Line by line, repeat the data below exactly, beginning at the first line and ending at the line with "import * as". Omit pictures.
┌─ INFORMATION PROVIDED
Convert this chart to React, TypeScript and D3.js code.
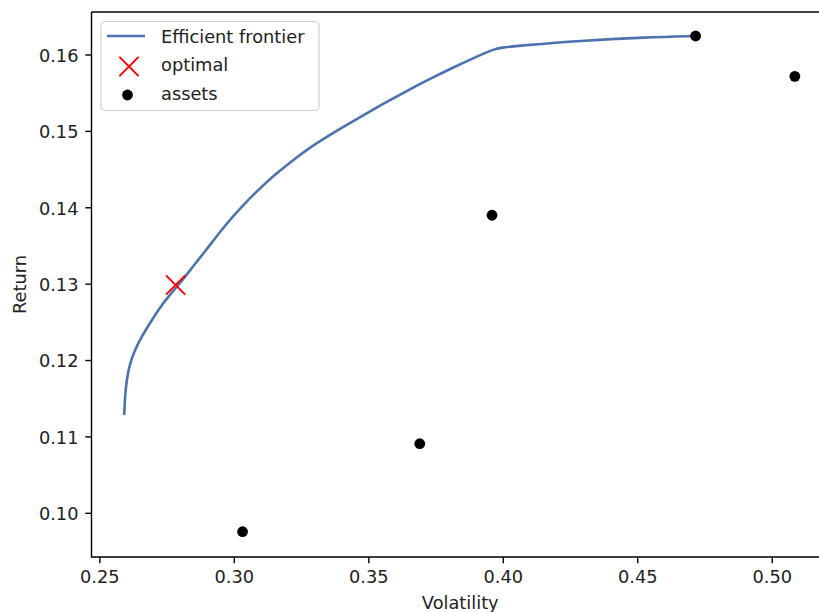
import React, { useEffect, useRef } from "react";
import * as d3 from "d3";

// frontier (volatility, return)
const frontierVol = [
  0.25907, 0.25933, 0.25996, 0.26118, 0.26304, 0.26553, 0.26862, 0.2717, 0.27542, 0.27976,
  0.28411, 0.28905, 0.29712, 0.30328, 0.30949, 0.3157, 0.32186, 0.32807, 0.33427, 0.34044,
  0.34914, 0.35531, 0.36151, 0.36772, 0.37388, 0.38009, 0.3863, 0.39246, 0.39618, 0.39989,
  0.4061, 0.4284, 0.45318, 0.4715,
];
const frontierRet = [
  0.11287, 0.11527, 0.11745, 0.11964, 0.12138, 0.12312, 0.12488, 0.12662, 0.12836, 0.13011,
  0.13208, 0.13425, 0.13797, 0.14036, 0.14255, 0.14451, 0.14625, 0.14789, 0.14927, 0.15058,
  0.15236, 0.1536, 0.1548, 0.15596, 0.15707, 0.15814, 0.15917, 0.16015, 0.16072, 0.16101,
  0.16122, 0.16188, 0.16232, 0.16249,
];

const assetVol = [0.30306, 0.36894, 0.39581, 0.4715, 0.5084];
const assetRet = [0.09759, 0.10911, 0.13902, 0.16249, 0.15721];

const optimalVol = [0.27817];
const optimalRet = [0.12989];

const xTicks = [0.25, 0.3, 0.35, 0.4, 0.45, 0.5];
const yTicks = [0.1, 0.11, 0.12, 0.13, 0.14, 0.15, 0.16];

const legendLabels = ["Efficient frontier", "optimal", "assets"];

const W = 819;
const H = 612;
const FONT = "DejaVu Sans, sans-serif";
const FS = 17.8;

const App = () => {
  const ref = useRef<SVGSVGElement>(null);

  useEffect(() => {
    const svg = d3.select(ref.current);
    svg.selectAll("*").remove();

    const left = 91.5, right = 829, top = 12, bottom = 557;
    const x = d3.scaleLinear().domain([0.2469, 0.5211]).range([left, right]);
    const y = d3.scaleLinear().domain([0.09428, 0.16563]).range([bottom, top]);

    svg.append("rect").attr("width", W).attr("height", H).attr("fill", "white");

    // frontier line
    const pts = frontierVol.map((v, i) => [v, frontierRet[i]] as [number, number]);
    const line = d3.line<[number, number]>()
      .x(d => x(d[0]))
      .y(d => y(d[1]))
      .curve(d3.curveBasis);
    svg.append("path")
      .attr("d", line(pts))
      .attr("fill", "none")
      .attr("stroke", "#4C72B0")
      .attr("stroke-width", 2.6);

    // optimal marker
    const xm = 9.6;
    optimalVol.forEach((v, i) => {
      const cx = x(v), cy = y(optimalRet[i]);
      svg.append("path")
        .attr("d", `M${cx - xm},${cy - xm}L${cx + xm},${cy + xm}M${cx - xm},${cy + xm}L${cx + xm},${cy - xm}`)
        .attr("stroke", "red")
        .attr("stroke-width", 2);
    });

    // assets
    svg.append("g")
      .selectAll("circle")
      .data(assetVol.map((v, i) => [v, assetRet[i]]))
      .join("circle")
      .attr("cx", d => x(d[0]))
      .attr("cy", d => y(d[1]))
      .attr("r", 5.4)
      .attr("fill", "black");

    // spines
    const spine = svg.append("g").attr("stroke", "black").attr("stroke-width", 1.4).attr("fill", "none");
    spine.append("path").attr("d", `M${left},${top}V${bottom}H${right}`);
    spine.append("path").attr("d", `M${left},${top}H${right}`);

    // x ticks
    const gx = svg.append("g");
    xTicks.forEach(t => {
      gx.append("line").attr("x1", x(t)).attr("x2", x(t)).attr("y1", bottom).attr("y2", bottom + 6.2)
        .attr("stroke", "black").attr("stroke-width", 1.4);
      gx.append("text").attr("x", x(t)).attr("y", bottom + 26).attr("text-anchor", "middle")
        .style("font-family", FONT).style("font-size", FS + "px").attr("fill", "#222")
        .text(d3.format(".2f")(t));
    });

    // y ticks
    const gy = svg.append("g");
    yTicks.forEach(t => {
      gy.append("line").attr("x1", left - 6.2).attr("x2", left).attr("y1", y(t)).attr("y2", y(t))
        .attr("stroke", "black").attr("stroke-width", 1.4);
      gy.append("text").attr("x", left - 13).attr("y", y(t) + 6.8).attr("text-anchor", "end")
        .style("font-family", FONT).style("font-size", FS + "px").attr("fill", "#222")
        .text(d3.format(".2f")(t));
    });

    // axis labels
    svg.append("text").attr("x", (left + right) / 2).attr("y", 609).attr("text-anchor", "middle")
      .style("font-family", FONT).style("font-size", FS + "px").attr("fill", "#222").text("Volatility");
    svg.append("text").attr("transform", `translate(25.5,${(top + bottom) / 2}) rotate(-90)`)
      .attr("text-anchor", "middle")
      .style("font-family", FONT).style("font-size", FS + "px").attr("fill", "#222").text("Return");

    // legend
    const lg = svg.append("g");
    lg.append("rect").attr("x", 101).attr("y", 21.5).attr("width", 218).attr("height", 89)
      .attr("rx", 4).attr("fill", "white").attr("fill-opacity", 0.8)
      .attr("stroke", "#d0d0d0").attr("stroke-width", 1.2);
    const rowY = [36, 64.5, 93];
    lg.append("line").attr("x1", 107).attr("x2", 145).attr("y1", rowY[0]).attr("y2", rowY[0])
      .attr("stroke", "#4C72B0").attr("stroke-width", 2.6);
    const lx = 129, ly = rowY[1] + 2;
    lg.append("path")
      .attr("d", `M${lx - xm},${ly - xm}L${lx + xm},${ly + xm}M${lx - xm},${ly + xm}L${lx + xm},${ly - xm}`)
      .attr("stroke", "red").attr("stroke-width", 2);
    lg.append("circle").attr("cx", 127.5).attr("cy", rowY[2] + 2).attr("r", 5.4).attr("fill", "black");
    legendLabels.forEach((s, i) => {
      lg.append("text").attr("x", 161).attr("y", rowY[i] + 6.5)
        .style("font-family", FONT).style("font-size", FS + "px").attr("fill", "#222").text(s);
    });
  }, []);

  return (
    <svg ref={ref} width={W} height={H} style={{ position: "absolute", left: 0, top: 0 }} />
  );
};

export default App;
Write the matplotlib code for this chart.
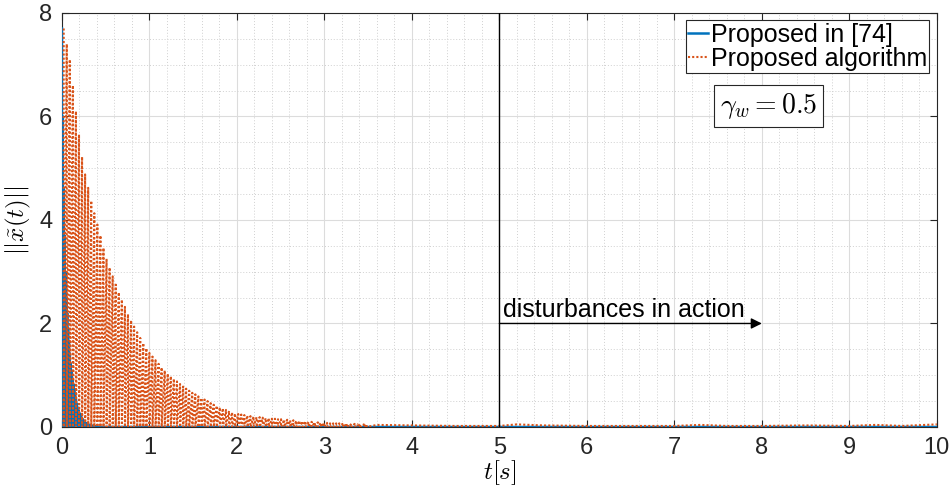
import numpy as np
import matplotlib
matplotlib.use('Agg')
import matplotlib.pyplot as plt
from matplotlib.ticker import MultipleLocator

plt.rcParams['font.family'] = ['Liberation Sans', 'DejaVu Sans']
plt.rcParams['mathtext.fontset'] = 'cm'

# ---- data ----------------------------------------------------------------
# Proposed in [74]: fast oscillating decay, peaks every 0.01 s
blue_t0, blue_dt = 0.0, 0.01
blue_peaks = [7.7, 6.0, 4.6, 3.7, 3.0, 2.5, 2.2, 1.9, 1.65, 1.42, 1.23,
              1.07, 0.94, 0.83, 0.72, 0.62, 0.53, 0.45, 0.38, 0.32, 0.27,
              0.23, 0.20, 0.17, 0.14, 0.12, 0.10, 0.08, 0.07, 0.06, 0.05,
              0.04, 0.04, 0.03, 0.03, 0.02, 0.02, 0.02, 0.01, 0.01, 0.01]
blue_tail_t = [0.5, 10.0]
blue_tail_y = [0.0, 0.0]

# Proposed algorithm: oscillating decay, peaks every 0.035 s
orange_t0, orange_dt = 0.02, 0.035
orange_peaks = [7.70, 7.40, 7.10, 6.60, 6.10, 5.65, 5.22, 4.88, 4.62, 4.37,
                4.13, 3.91, 3.70, 3.46, 3.25, 3.08, 2.91, 2.75, 2.60, 2.46,
                2.32, 2.18, 2.06, 1.94, 1.83, 1.72, 1.62, 1.52, 1.43, 1.36,
                1.29, 1.22, 1.15, 1.09, 1.03, 0.98, 0.93, 0.88, 0.83, 0.78,
                0.74, 0.70, 0.66, 0.63, 0.59, 0.56, 0.53, 0.50, 0.46, 0.43,
                0.41, 0.38, 0.36, 0.33, 0.31, 0.28, 0.26, 0.25, 0.24, 0.23,
                0.22, 0.21, 0.20, 0.19, 0.19, 0.18, 0.17, 0.17, 0.16, 0.16,
                0.15, 0.15, 0.14, 0.14, 0.13, 0.13, 0.12, 0.12, 0.11, 0.11,
                0.10, 0.10, 0.09, 0.09, 0.08, 0.08, 0.08, 0.07, 0.07, 0.07,
                0.07, 0.06, 0.06, 0.06, 0.06, 0.06, 0.05, 0.05, 0.05, 0.05]
orange_tail_t = [3.6, 4.0, 4.5, 5.0, 5.2, 5.5, 6.0, 6.5, 7.0, 7.3, 7.6,
                 8.0, 8.5, 9.0, 9.3, 9.6, 10.0]
orange_tail_y = [0.04, 0.03, 0.02, 0.02, 0.05, 0.03, 0.02, 0.02, 0.02, 0.04,
                 0.02, 0.02, 0.03, 0.02, 0.04, 0.02, 0.05]

dist_start, dist_end, dist_level = 5, 8, 2
gamma_text = r'$\gamma_w = 0.5$'


def zigzag(t0, dt, peaks, tail_t, tail_y):
    # each peak drawn as an up/down stroke back to zero
    peaks = np.asarray(peaks)
    t = t0 + dt * np.arange(len(peaks))
    x = np.repeat(t, 2)
    y = np.column_stack([peaks, np.zeros_like(peaks)]).ravel()
    return np.r_[x, tail_t], np.r_[y, tail_y]


fig = plt.figure(figsize=(9.53, 4.98), dpi=100)
ax = fig.add_axes([0.065, 0.1426, 0.918, 0.8314])

xb, yb = zigzag(blue_t0, blue_dt, blue_peaks, blue_tail_t, blue_tail_y)
xo, yo = zigzag(orange_t0, orange_dt, orange_peaks, orange_tail_t, orange_tail_y)

ax.plot(xb, yb, color='#0072BD', lw=1.8, label='Proposed in [74]', zorder=3)
ax.plot(xo, yo, color='#D95319', lw=1.5, ls=(0, (1, 1)),
        label='Proposed algorithm', zorder=4)

ax.set_xlim(0, 10)
ax.set_ylim(0, 8)
ax.xaxis.set_major_locator(MultipleLocator(1))
ax.yaxis.set_major_locator(MultipleLocator(2))
ax.xaxis.set_minor_locator(MultipleLocator(0.2))
ax.yaxis.set_minor_locator(MultipleLocator(0.5))
ax.grid(which='major', color='#dcdcdc', lw=0.8, ls='-')
ax.grid(which='minor', color='#d0d0d0', lw=0.7, ls=(0, (1, 2)))
ax.set_axisbelow(True)
ax.tick_params(which='major', direction='in', length=5, top=True, right=True,
               labelsize=17, color='#262626', labelcolor='#262626', pad=7)
ax.tick_params(which='minor', length=0)
for sp in ax.spines.values():
    sp.set_color('#262626')
    sp.set_linewidth(0.8)

ax.set_xlabel(r'$t[s]$', fontsize=18, labelpad=0)
ax.set_ylabel(r'$||\tilde{x}(t)||$', fontsize=18, labelpad=4)

# disturbance marker
ax.axvline(dist_start, color='black', lw=1.0, zorder=5)
ax.annotate('', xy=(dist_end, dist_level), xytext=(dist_start, dist_level),
            arrowprops=dict(arrowstyle='-|>', color='black', lw=1.0,
                            mutation_scale=16, shrinkA=0, shrinkB=0), zorder=5)
ax.text(dist_start + 0.04, dist_level + 0.02, 'disturbances in action',
        fontsize=18, va='bottom', ha='left')

leg = ax.legend(loc='upper right', fontsize=18, frameon=True, fancybox=False,
                handlelength=0.8, handletextpad=0.1, borderpad=0.1,
                labelspacing=0.0, borderaxespad=0.3, edgecolor='#262626',
                framealpha=1)
leg.get_frame().set_linewidth(0.8)

ax.text(0.752, 0.776, gamma_text, transform=ax.transAxes, fontsize=20,
        ha='left', va='center',
        bbox=dict(boxstyle='square,pad=0.22', fc='white', ec='#262626', lw=0.8))

fig.savefig('out.png', dpi=100)
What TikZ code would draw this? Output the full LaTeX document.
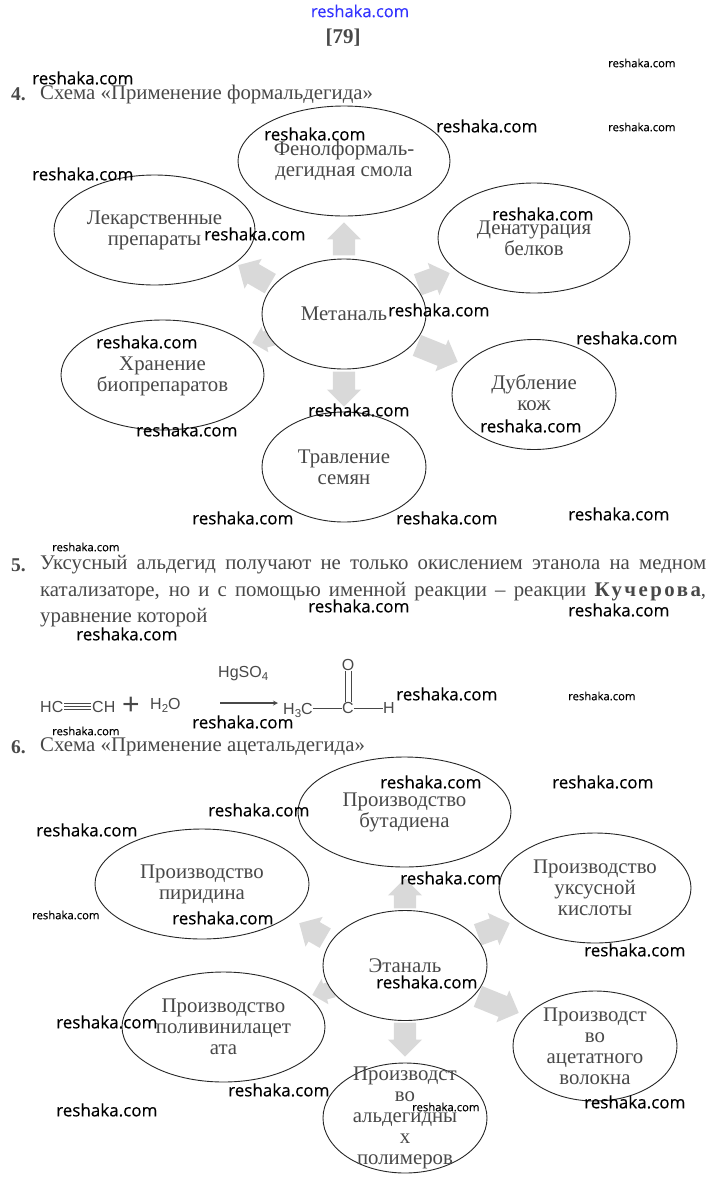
\documentclass[tikz,border=0pt]{standalone}
\usepackage{fontspec}
\setmainfont{Liberation Serif}
\newfontfamily\wmfont[FakeBold=0.35]{Open Sans}
\newfontfamily\chemfont{Liberation Sans}
\usetikzlibrary{shapes.geometric,shapes.arrows}
\definecolor{ink}{HTML}{484848}
\definecolor{arrowgray}{HTML}{D9D9D9}
\newcommand{\chsub}[1]{\raisebox{-3pt}{\fontsize{11.5}{12}\selectfont #1}}
\tikzset{
  x=1pt,y=-1pt,
  oval/.style={ellipse,draw=black!85,line width=0.9pt,fill=white,inner sep=0pt,minimum height=110pt},
  ovaltext/.style={inner sep=0pt,text=ink,align=center,font=\fontsize{20.8}{21}\selectfont},
  blockarrow/.style={single arrow,fill=arrowgray,draw=none,inner xsep=0pt,inner ysep=11pt,minimum height=#1,single arrow head extend=6pt,single arrow tip angle=90,anchor=tip},
  smallarrow/.style={single arrow,fill=arrowgray,draw=none,inner xsep=0pt,inner ysep=8pt,minimum height=#1,single arrow head extend=5pt,single arrow tip angle=90,anchor=tip},
  wmbig/.style={anchor=west,inner sep=0pt,text=black,font=\wmfont\fontsize{17}{17}\selectfont},
  wmsmall/.style={anchor=west,inner sep=0pt,text=black,font=\wmfont\fontsize{11.3}{12}\selectfont},
  headline/.style={anchor=west,inner sep=0pt,text=ink,font=\fontsize{20.8}{21}\selectfont},
  numlabel/.style={anchor=west,inner sep=0pt,text=ink,font=\bfseries\fontsize{19.5}{21}\selectfont},
  chem/.style={inner sep=0pt,text=ink,font=\chemfont\fontsize{16}{18}\selectfont},
  bond/.style={draw=ink,line width=0.9pt}
}
\begin{document}
\begin{tikzpicture}
\useasboundingbox (0,0) rectangle (717,1192);
% headers
\node[inner sep=0pt,text=blue!80,font=\wmfont\fontsize{16.5}{17}\selectfont] (top) at (360,11) {reshaka.com};
\node[inner sep=0pt,text=ink,font=\bfseries\fontsize{21}{21}\selectfont] (page) at (343,38) {[79]};
\node[numlabel] (n4) at (11,94) {4.};
\node[headline] (h4) at (40,94) {Схема «Применение формальдегида»};
% scheme 1 arrows
\node[blockarrow=33pt,rotate=90] (a1) at (344,222) {};
\node[blockarrow=37pt,rotate=150] (a2) at (238,265) {};
\node[blockarrow=34pt,rotate=20] (a3) at (450,273) {};
\node[smallarrow=22pt,rotate=195] (a4) at (252,343) {};
\node[blockarrow=44pt,rotate=-22] (a5) at (458,362) {};
\node[blockarrow=35pt,rotate=-90] (a6) at (344,407) {};
% scheme 1 ovals
\node[oval,minimum width=212pt] (e1) at (344,161) {};
\node[ovaltext] (te1) at (e1.center) {Фенолформаль-\\дегидная смола};
\node[oval,minimum width=201pt] (e2) at (154.5,230) {};
\node[ovaltext] (te2) at (e2.center) {Лекарственные\\препараты};
\node[oval,minimum width=192pt] (e3) at (534,238) {};
\node[ovaltext] (te3) at (e3.center) {Денатурация\\белков};
\node[oval,minimum width=164pt] (e4) at (344,314) {};
\node[ovaltext] (te4) at (e4.center) {Метаналь};
\node[oval,minimum width=203pt] (e5) at (162.5,375) {};
\node[ovaltext] (te5) at ([yshift=-1pt]e5.center) {Хранение\\биопрепаратов};
\node[oval,minimum width=164pt] (e6) at (534,394.5) {};
\node[ovaltext] (te6) at ([yshift=1.5pt]e6.center) {Дубление\\кож};
\node[oval,minimum width=164pt] (e7) at (344,467) {};
\node[ovaltext] (te7) at (e7.center) {Травление\\семян};
% paragraph 5
\node[numlabel] (n5) at (11,565) {5.};
\node[headline] (l1) at (40,565) {\makebox[666pt][s]{Уксусный альдегид получают не только окислением этанола на медном}};
\node[headline] (l2) at (40,592) {\makebox[666pt][s]{катализаторе, но и с помощью именной реакции – реакции {\bfseries\addfontfeature{LetterSpace=12}Кучерова},}};
\node[headline] (l3) at (40,618) {уравнение которой};
% reaction
\node[chem,anchor=west] (hc) at (40,707) {HC};
\node[chem,anchor=west] (ch) at (92,707) {CH};
\coordinate (t1) at (64,703.5); \coordinate (t1e) at (91,703.5);
\coordinate (t2) at (64,706.5); \coordinate (t2e) at (91,706.5);
\coordinate (t3) at (64,709.5); \coordinate (t3e) at (91,709.5);
\draw[bond,line width=0.7pt] (t1) -- (t1e) (t2) -- (t2e) (t3) -- (t3e);
\node[chem,font=\chemfont\fontsize{30}{30}\selectfont] (plus) at (131,706) {+};
\node[chem,anchor=west] (water) at (150,705) {H\chsub{2}O};
\node[chem,anchor=west] (cat) at (218,674) {HgSO\chsub{4}};
\node[chem,anchor=west] (ch3) at (283,710) {H\chsub{3}C};
\node[chem] (c) at (348,708) {C};
\node[chem] (h) at (389,708) {H};
\node[chem] (o) at (348,665) {O};
\coordinate (arS) at (220,703);
\coordinate (arE) at (278,703);
\draw[bond,line width=1.2pt,-stealth] (arS) -- (arE);
\draw[bond] (ch3.east |- c) -- (c);
\draw[bond] (c) -- (h);
\draw[bond] ([xshift=-3pt]o.south) -- ([xshift=-3pt]c.north);
\draw[bond] ([xshift=3pt]o.south) -- ([xshift=3pt]c.north);
% heading 6
\node[numlabel] (n6) at (11,747) {6.};
\node[headline] (h6) at (40,747) {Схема «Применение ацетальдегида»};
% scheme 2 arrows
\node[blockarrow=30pt,rotate=90] (b1) at (405,878) {};
\node[blockarrow=30pt,rotate=150] (b2) at (299,923) {};
\node[blockarrow=34pt,rotate=20] (b3) at (510,923) {};
\node[smallarrow=22pt,rotate=195] (b4) at (312,995) {};
\node[blockarrow=44pt,rotate=-22] (b5) at (519,1013) {};
\node[blockarrow=34pt,rotate=-90] (b6) at (405,1057) {};
% scheme 2 ovals
\node[oval,minimum width=213pt] (f1) at (404.5,812) {};
\node[ovaltext] (tf1) at (f1.center) {Производство\\бутадиена};
\node[oval,minimum width=192pt] (f2) at (595,888) {};
\node[ovaltext] (tf2) at (f2.center) {Производство\\уксусной\\кислоты};
\node[oval,minimum width=214pt] (f3) at (202,884) {};
\node[ovaltext] (tf3) at (f3.center) {Производство\\пиридина};
\node[oval,minimum width=164pt] (f4) at (405,965.5) {};
\node[ovaltext] (tf4) at (f4.center) {Этаналь};
\node[oval,minimum width=203pt] (f5) at (223.5,1027) {};
\node[ovaltext] (tf5) at (f5.center) {Производство\\поливинилацет\\ата};
\node[oval,minimum width=164pt] (f6) at (595,1046) {};
\node[ovaltext] (tf6) at (f6.center) {Производст\\во\\ацетатного\\волокна};
\node[oval,minimum width=164pt] (f7) at (405,1118) {};
\node[ovaltext] (tf7) at (f7.center) {Производст\\во\\альдегидны\\х\\полимеров};
% watermarks
\node[wmbig] (w1) at (32,78) {reshaka.com};
\node[wmbig] (w2) at (264,134) {reshaka.com};
\node[wmbig] (w3) at (436,126) {reshaka.com};
\node[wmbig] (w4) at (32,174) {reshaka.com};
\node[wmbig] (w5) at (492,214) {reshaka.com};
\node[wmbig] (w6) at (204,234) {reshaka.com};
\node[wmbig] (w7) at (388,310) {reshaka.com};
\node[wmbig] (w8) at (576,338) {reshaka.com};
\node[wmbig] (w9) at (96,342) {reshaka.com};
\node[wmbig] (w10) at (308,410) {reshaka.com};
\node[wmbig] (w11) at (136,430) {reshaka.com};
\node[wmbig] (w12) at (480,426) {reshaka.com};
\node[wmbig] (w13) at (192,518) {reshaka.com};
\node[wmbig] (w14) at (396,518) {reshaka.com};
\node[wmbig] (w15) at (568,514) {reshaka.com};
\node[wmbig] (w16) at (308,606) {reshaka.com};
\node[wmbig] (w17) at (568,610) {reshaka.com};
\node[wmbig] (w18) at (76,634) {reshaka.com};
\node[wmbig] (w19) at (396,694) {reshaka.com};
\node[wmbig] (w20) at (192,722) {reshaka.com};
\node[wmbig] (w21) at (380,782) {reshaka.com};
\node[wmbig] (w22) at (552,782) {reshaka.com};
\node[wmbig] (w23) at (208,810) {reshaka.com};
\node[wmbig] (w24) at (36,830) {reshaka.com};
\node[wmbig] (w25) at (400,878) {reshaka.com};
\node[wmbig] (w26) at (172,918) {reshaka.com};
\node[wmbig] (w27) at (584,950) {reshaka.com};
\node[wmbig] (w28) at (376,982) {reshaka.com};
\node[wmbig] (w29) at (56,1022) {reshaka.com};
\node[wmbig] (w30) at (228,1090) {reshaka.com};
\node[wmbig] (w31) at (584,1102) {reshaka.com};
\node[wmbig] (w32) at (56,1110) {reshaka.com};
\node[wmsmall] (s1) at (608,63) {reshaka.com};
\node[wmsmall] (s2) at (608,127) {reshaka.com};
\node[wmsmall] (s3) at (52,547) {reshaka.com};
\node[wmsmall] (s4) at (568,696) {reshaka.com};
\node[wmsmall] (s5) at (52,731) {reshaka.com};
\node[wmsmall] (s6) at (32,915) {reshaka.com};
\node[wmsmall] (s7) at (412,1107) {reshaka.com};
\end{tikzpicture}
\end{document}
└─
◆ **PROBLEM SOLUTION**
Convert this chart to React, TypeScript and D3.js code.
import React, { useEffect, useRef } from "react";
import * as d3 from "d3";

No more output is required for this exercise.